Where’s the twisty dark neuroticism that actors love to revel in? Where’s the “edginess”? But Wilson knows there is gold in these characters; In “All We Had,” when emotions come up in him, they come like an ambush: Suddenly out of nowhere he realizes he is about to cry and he is scared: Where did THAT come from? This feels like real life, not acting. He doesn’t have a huge role in “All We Had” but in every scene he brings a quiet sense of unmistakable authenticity.

Eve Lindley played the part of a small town waitress who wanted to move to New York City. Until she makes her move, she bides her time making crafts and putting up Youtube videos of herself lip synching to Queen songs. She’s a simple person, but she has a good heart, and so it is absolutely believable that she should become best friends with Ruthie that movie magic happens in ways that are wholly realistic sometimes. Holmes is very smart about who she puts on screen; even secondary or one off characters are well cast.

It is obvious why Katie Holmes would want to play a character like Rita, an irresponsible and reckless child-woman: Rita could still be deemed pretty if you ignored the rough skin, the missing molar, and the panicky eyes smudged around with blue liner. For the most part, Holmes avoids the condescending traps inherent in such a role, and plays it straight (she was so wonderful as T.S.’s love interest in “Coming Through The Rye”; I feel like I can trust her).

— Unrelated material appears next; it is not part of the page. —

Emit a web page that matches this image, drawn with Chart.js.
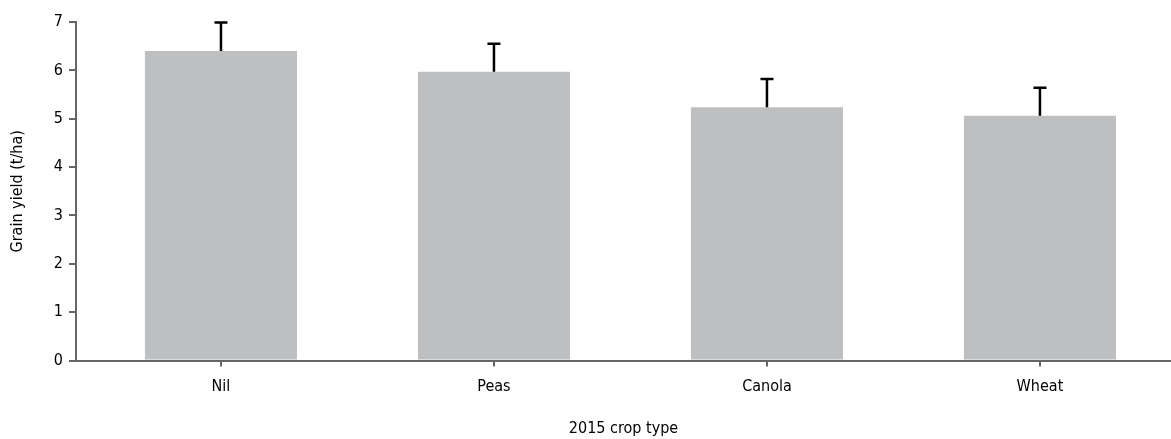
<!DOCTYPE html>
<html>
<head>
<meta charset="utf-8">
<script src="https://cdn.jsdelivr.net/npm/chart.js@4"></script>
<style>
html,body{margin:0;padding:0;background:#fff;}
#wrap{width:1171px;height:439px;position:relative;}
</style>
</head>
<body>
<div id="wrap"><canvas id="c" width="1171" height="439"></canvas></div>
<script>
const categories = ["Nil", "Peas", "Canola", "Wheat"];
const yieldValues = [6.40, 5.97, 5.24, 5.06];
const errorValues = [0.59, 0.58, 0.58, 0.58];
const yTicks = [0, 1, 2, 3, 4, 5, 6, 7];

const FONT = "'Liberation Sans Narrow', 'DejaVu Sans Condensed', 'Roboto Condensed', sans-serif";

const errorBarPlugin = {
  id: 'errorBars',
  afterDatasetsDraw(chart) {
    const ctx = chart.ctx;
    const xs = chart.scales.x, ys = chart.scales.y;
    ctx.save();
    ctx.strokeStyle = '#000';
    ctx.lineWidth = 2.5;
    yieldValues.forEach((v, i) => {
      const x = xs.getPixelForValue(i);
      const y0 = ys.getPixelForValue(v);
      const y1 = ys.getPixelForValue(v + errorValues[i]);
      ctx.beginPath();
      ctx.moveTo(x, y0);
      ctx.lineTo(x, y1);
      ctx.moveTo(x - 6.5, y1);
      ctx.lineTo(x + 6.5, y1);
      ctx.stroke();
    });
    ctx.restore();
  }
};

new Chart(document.getElementById('c'), {
  type: 'bar',
  data: {
    datasets: [{
      data: yieldValues.map((v, i) => ({x: i, y: v})),
      backgroundColor: '#bebfc1',
      borderWidth: 0,
      barPercentage: 0.557,
      categoryPercentage: 1.0
    }]
  },
  options: {
    responsive: false,
    animation: false,
    layout: {padding: {top: 22, right: 0, left: 8, bottom: 1}},
    plugins: {legend: {display: false}, tooltip: {enabled: false}},
    scales: {
      x: {
        type: 'linear',
        offset: false,
        min: -0.531,
        max: 3.48,
        afterBuildTicks(scale) { scale.ticks = categories.map((c, i) => ({value: i})); },
        ticks: {
          callback: (v) => categories[v],
          color: '#000',
          font: {family: FONT, size: 16},
          padding: 11,
          autoSkip: false,
          maxRotation: 0
        },
        grid: {display: true, offset: false, drawOnChartArea: false, drawTicks: true, tickLength: 6, color: '#666', lineWidth: 2},
        border: {display: true, color: '#666', width: 2},
        title: {display: true, text: '2015 crop type', color: '#000', font: {family: FONT, size: 16}, padding: {top: 11, bottom: 0}}
      },
      y: {
        min: 0,
        max: 7,
        afterBuildTicks(scale) { scale.ticks = yTicks.map(v => ({value: v})); },
        afterFit(scale) { scale.width = 68; },
        ticks: {color: '#000', font: {family: FONT, size: 16}, padding: 6},
        grid: {display: true, drawOnChartArea: false, drawTicks: true, tickLength: 7, color: '#666', lineWidth: 2},
        border: {display: true, color: '#666', width: 2},
        title: {display: true, text: 'Grain yield (t/ha)', color: '#000', font: {family: FONT, size: 16}, padding: {top: 0, bottom: 4}}
      }
    }
  },
  plugins: [errorBarPlugin]
});
</script>
</body>
</html>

Owen is very good here too; especially when Ruthie feels protective of her mother giving her mother’s bad choices the side-eye because we’ve all been there before (or rather: we know how this ends).

The adaptation (by Josh Boone and Jill Killington) has no inference or mystery or discovery: it’s all text. Any complexity that there may be is all surface-level stuff; problems are easily solved since there’s nothing left unsaid OR if something is left unsaid then Ruthie says it for us in voiceover. “All We Had” was predictable because it felt like episodic television of the 1980s/90s variety. The words “It’s all going to be okay” (and variations thereof) were said aloud so many times I stopped counting after three.

“All We Had” takes place in a high-stakes economically devastated landscape, where everyone struggles with money and addiction and survival. The economic crash is so brutal that even Ruthie feels it, riding her bike past empty storefronts. But “All We Had” tiptoes back from that abyss: everything’s going to be okay.

Even artists have a way of keeping things low-stakes for themselves if they’re not rigorous about it. With her well meaning desire to create an inspirational story of survival and redemption (and, to be fair, she has succeeded), Holmes has kept the entire film extremely low-stakes you never doubt for one second that “everything is going to be okay.”